California court to rule Tuesday on gay marriage
SAN FRANCISCO (Reuters) - California's Supreme Court decides on Tuesday whether gay marriage is legal in the most populous U.S. state, a key battleground in American culture wars.
Passage of a gay marriage ban in a November California vote bucked the state's reputation as a liberal trendsetter and sparked national protests by gay advocates and congratulations among social conservatives.
A flurry of pro-gay marriage rulings and votes in Iowa and New England this year has reversed a trend toward banning them. Most U.S. states do not allow same-sex marriage, but both sides are gearing up for renewed battle, mostly at state ballot boxes.
Some leaders from both sides of the gay marriage issue have predicted that the California justices will uphold the ban but also allow approximately 18,000 same-sex marriages from last summer to stand.
California has an unusually strong direct democracy. Voters can decide virtually any issue through propositions and state constitutional amendments, such as the gay marriage ban, Proposition 8, which passed in November.
That ended gay marriage in California, which had begun in June 2008 after being legalized by the state supreme court.
In the court case to be decided on Tuesday, ban opponents argued that the majority cannot vote away civil rights of a minority. Ban proponents countered that the will of the people as expressed by the vote is sacrosanct in the state.

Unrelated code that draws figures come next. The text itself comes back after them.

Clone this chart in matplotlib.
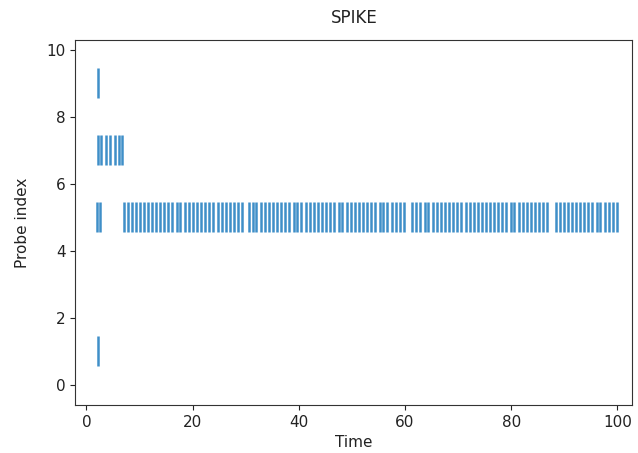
import numpy as np
import matplotlib.pyplot as plt

# spike times per probe (probe index -> list of times)
probe_ids = [1, 5, 7, 9]

spikes_probe1 = [2.2]
spikes_probe9 = [2.2]
spikes_probe7 = [2.1, 2.8, 3.6, 4.4, 5.4, 6.1, 6.7]
spikes_probe5 = [
    1.9, 2.6,
    7.0, 7.8, 8.5, 9.3, 10.0, 10.8, 11.6, 12.3, 13.1, 13.9, 14.6, 15.4,
    16.2, 17.0, 17.7, 18.5, 19.3, 20.1, 20.8, 21.6, 22.4, 23.1, 23.9, 24.7,
    25.5, 26.2, 27.0, 27.8, 28.5, 29.3, 30.6, 31.3, 32.0, 32.8, 33.6, 34.3,
    35.1, 35.9, 36.7, 37.4, 38.2, 39.0, 39.7, 40.5, 41.3, 42.1, 42.8, 43.6,
    44.4, 45.1, 45.9, 46.7, 47.5, 48.2, 49.0, 49.8, 50.5, 51.3, 52.1, 52.9,
    53.6, 54.4, 55.2, 55.9, 56.7, 57.5, 58.3, 59.0, 59.8, 61.4, 62.1, 62.9,
    63.7, 64.4, 65.2, 66.0, 66.8, 67.5, 68.3, 69.1, 69.8, 70.6, 71.4, 72.2,
    72.9, 73.7, 74.5, 75.2, 76.0, 76.8, 77.6, 78.3, 79.1, 79.9, 80.6, 81.4,
    82.2, 83.0, 83.7, 84.5, 85.3, 86.0, 86.8, 88.4, 89.1, 89.9, 90.7, 91.4,
    92.2, 93.0, 93.8, 94.5, 95.3, 96.1, 96.8, 97.6, 98.4, 99.2, 100.0,
]

positions = [spikes_probe1, spikes_probe5, spikes_probe7, spikes_probe9]

fig = plt.figure(figsize=(6.38, 4.53), dpi=100)
ax = fig.add_axes([0.118, 0.106, 0.873, 0.806])

ax.eventplot(positions, lineoffsets=probe_ids, linelengths=0.9,
             linewidths=1.8, colors='#3f8fc8')

ax.set_xlim(-2.1, 102.8)
ax.set_ylim(-0.6, 10.3)
ax.set_xticks([0, 20, 40, 60, 80, 100])
ax.set_yticks([0, 2, 4, 6, 8, 10])
ax.tick_params(labelsize=11, colors='#222222')
for s in ax.spines.values():
    s.set_color('#333333')

ax.set_title("SPIKE", fontsize=12, pad=12, color='#222222')
ax.set_xlabel("Time", fontsize=11, color='#222222')
ax.set_ylabel("Probe index", fontsize=11, labelpad=12, color='#222222')

plt.savefig('out.png', dpi=100)
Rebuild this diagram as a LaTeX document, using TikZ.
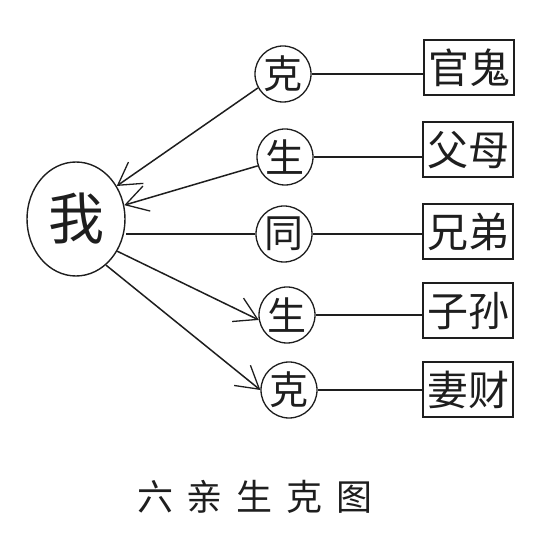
\documentclass[tikz,border=0pt]{standalone}
\usepackage{fontspec}
\newfontfamily\cjk{Noto Sans CJK SC}
\usetikzlibrary{arrows.meta,shapes.geometric}
\definecolor{ink}{HTML}{1E1E1E}
\begin{document}
\begin{tikzpicture}[x=1pt,y=-1pt,
  every node/.style={text=ink},
  selfnode/.style={ellipse, draw=ink, line width=1.4pt, minimum width=98pt, minimum height=114pt, inner sep=0pt, font=\cjk\fontsize{56}{56}\selectfont},
  relnode/.style={circle, draw=ink, line width=1.3pt, minimum size=56pt, inner sep=0pt, font=\cjk\fontsize{39}{39}\selectfont},
  kinbox/.style={rectangle, draw=ink, line width=2pt, minimum width=90pt, minimum height=55pt, inner sep=0pt, font=\cjk\fontsize{41}{41}\selectfont},
  link/.style={draw=ink, line width=1.5pt},
  arr/.style={link, -{Straight Barb[length=22pt,width=26pt,line width=1.3pt]}}
]
\useasboundingbox (0,0) rectangle (560,534);

\node[selfnode] (me) at (76,219) {我};

\node[relnode] (c1) at (283,74) {克};
\node[relnode] (c2) at (285,157) {生};
\node[relnode] (c3) at (284,234) {同};
\node[relnode] (c4) at (287,315) {生};
\node[relnode] (c5) at (289,390) {克};

\node[kinbox] (b1) at (469,68) {官鬼};
\node[kinbox] (b2) at (468,150) {父母};
\node[kinbox] (b3) at (468,232) {兄弟};
\node[kinbox] (b4) at (468,311) {子孙};
\node[kinbox] (b5) at (468,390) {妻财};

\foreach \i in {1,...,5}{
  \draw[link] (c\i.east) -- (c\i.east -| b\i.west);
}

\draw[arr] (c1.209) -- (me.39);
\draw[arr] (c2.198) -- (me.16);
\draw[link] (c3.west) -- (c3.west -| me.east);
\draw[arr] (me.-38) -- (c4.190);
\draw[arr] (me.-57) -- (c5.180);

\node[font=\cjk\fontsize{36}{36}\selectfont] (title) at (255,497) {六\hspace{14pt}亲\hspace{14pt}生\hspace{14pt}克\hspace{14pt}图};
\end{tikzpicture}
\end{document}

Also at stake are the fates of the same-sex couples married during the summer of legality. The ruling is expected at 10 a.m. local time (1:00 p.m. EDT).
Gay advocates are already preparing a drive to overturn the ban, if necessary, as soon as the November 2010 election. Their opponents aim to duplicate their California success in Iowa by amending the state constitution to outlaw gay marriage, rebuffing the state supreme court which legalized same-sex unions.
Five states -- Massachusetts, Connecticut, Vermont, Maine and Iowa -- have legalized gay marriage. A handful of others, including New York and New Hampshire, have made substantial headway with such legislation, but more than 40 states explicitly ban gay marriage.